═══ Data excerpt

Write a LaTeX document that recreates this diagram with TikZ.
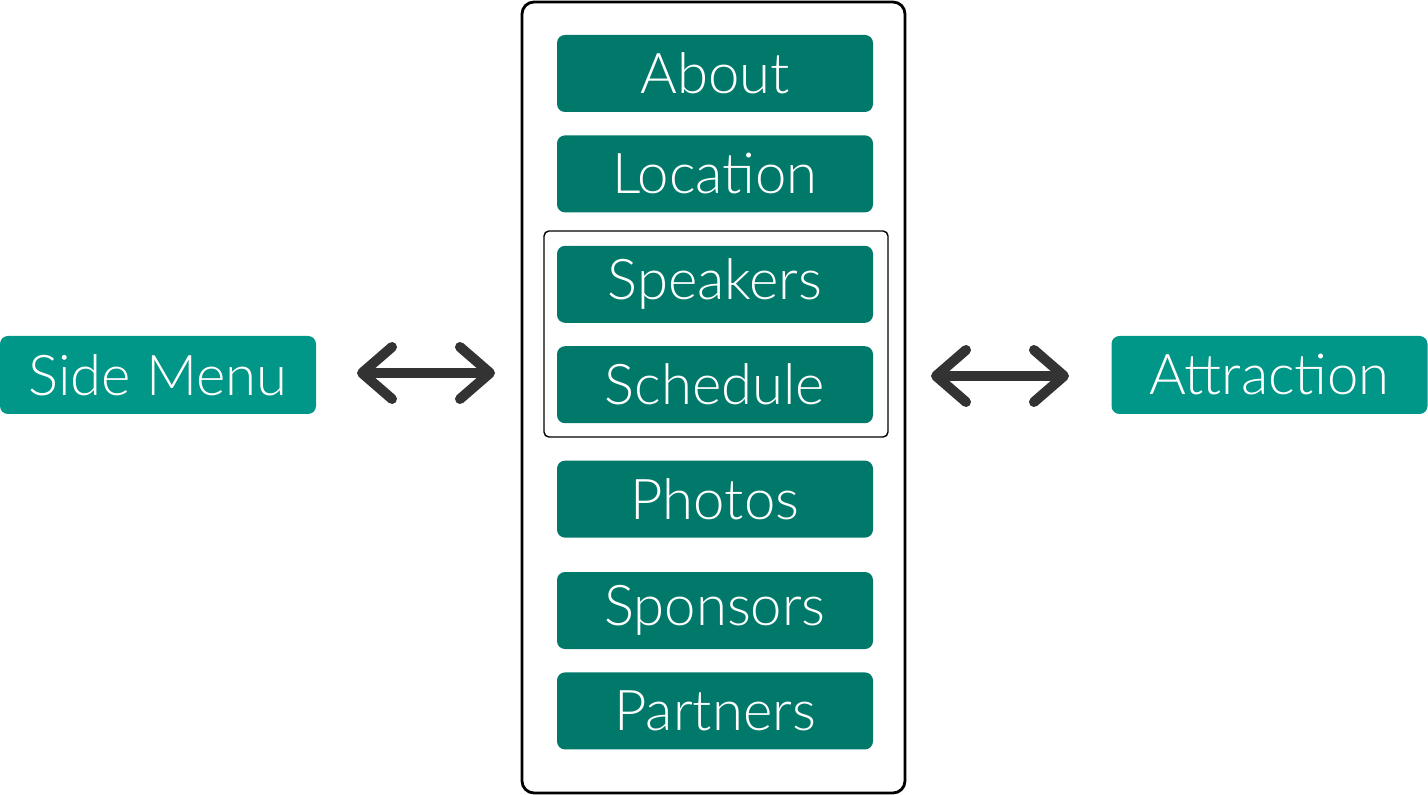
\documentclass[tikz,border=0pt]{standalone}
\usepackage{fontspec}
\setmainfont{Lato Light}
\usetikzlibrary{positioning}
\usetikzlibrary{arrows.meta}
\definecolor{menuteal}{RGB}{0,121,107}
\definecolor{sideteal}{RGB}{0,150,136}
\definecolor{arrowgray}{RGB}{51,51,51}
\tikzset{
	item/.style={rectangle, rounded corners=0.08cm, fill=menuteal, text=white, minimum width=3.16cm, minimum height=0.77cm, inner sep=0pt, font=\fontsize{16}{18}\selectfont},
	side/.style={rectangle, rounded corners=0.08cm, fill=sideteal, text=white, minimum width=3.16cm, minimum height=0.78cm, inner sep=0pt, font=\fontsize{16}{18}\selectfont},
	% double arrows between the panels
	link/.style={line width=0.1cm, arrowgray, {Straight Barb[round, length=0.3cm, width=0.52cm]}-{Straight Barb[round, length=0.3cm, width=0.52cm]}},
}

\begin{document}
\begin{tikzpicture}
	\useasboundingbox (0,0) rectangle (14.28,-7.95);
	
	\node (panel) [draw, thick, rounded corners=0.12cm, minimum width=3.83cm, minimum height=7.91cm, inner sep=0pt] at (7.135,-3.975) {};
	
	\node (about) [item] at (7.15,-0.735) {About};
	\node (location) [item, below=0.22cm of about] {Location};
	\node (speakers) [item, below=0.32cm of location] {Speakers};
	\node (schedule) [item, below=0.22cm of speakers] {Schedule};
	\node (photos) [item, below=0.36cm of schedule] {Photos};
	\node (sponsors) [item, below=0.33cm of photos] {Sponsors};
	\node (partners) [item, below=0.22cm of sponsors] {Partners};
	
	\node (group) [draw, rounded corners=0.05cm, minimum width=3.44cm, minimum height=2.06cm, inner sep=0pt] at (7.16,-3.34) {};
	
	\node (sidemenu) [side] at (1.58,-3.75) {Side Menu};
	\node (attraction) [side] at (12.695,-3.75) {Attraction};
	
	\coordinate (l1) at (3.57,-3.73);
	\coordinate (l2) at (4.95,-3.73);
	\coordinate (r1) at (9.31,-3.76);
	\coordinate (r2) at (10.69,-3.76);
	
	\begin{scope}[link]
		\draw (l1) -- (l2);
		\draw (r1) -- (r2);
	\end{scope}
\end{tikzpicture}
\end{document}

══════

Leave out the pictures and repeat the lines from the start of the material through the line with "(0,0) rectangle (14.28,-7.95);", inclusive.

Result:
Write a LaTeX document that recreates this diagram with TikZ.
\documentclass[tikz,border=0pt]{standalone}
\usepackage{fontspec}
\setmainfont{Lato Light}
\usetikzlibrary{positioning}
\usetikzlibrary{arrows.meta}
\definecolor{menuteal}{RGB}{0,121,107}
\definecolor{sideteal}{RGB}{0,150,136}
\definecolor{arrowgray}{RGB}{51,51,51}
\tikzset{
	item/.style={rectangle, rounded corners=0.08cm, fill=menuteal, text=white, minimum width=3.16cm, minimum height=0.77cm, inner sep=0pt, font=\fontsize{16}{18}\selectfont},
	side/.style={rectangle, rounded corners=0.08cm, fill=sideteal, text=white, minimum width=3.16cm, minimum height=0.78cm, inner sep=0pt, font=\fontsize{16}{18}\selectfont},
	% double arrows between the panels
	link/.style={line width=0.1cm, arrowgray, {Straight Barb[round, length=0.3cm, width=0.52cm]}-{Straight Barb[round, length=0.3cm, width=0.52cm]}},
}

\begin{document}
\begin{tikzpicture}
	\useasboundingbox (0,0) rectangle (14.28,-7.95);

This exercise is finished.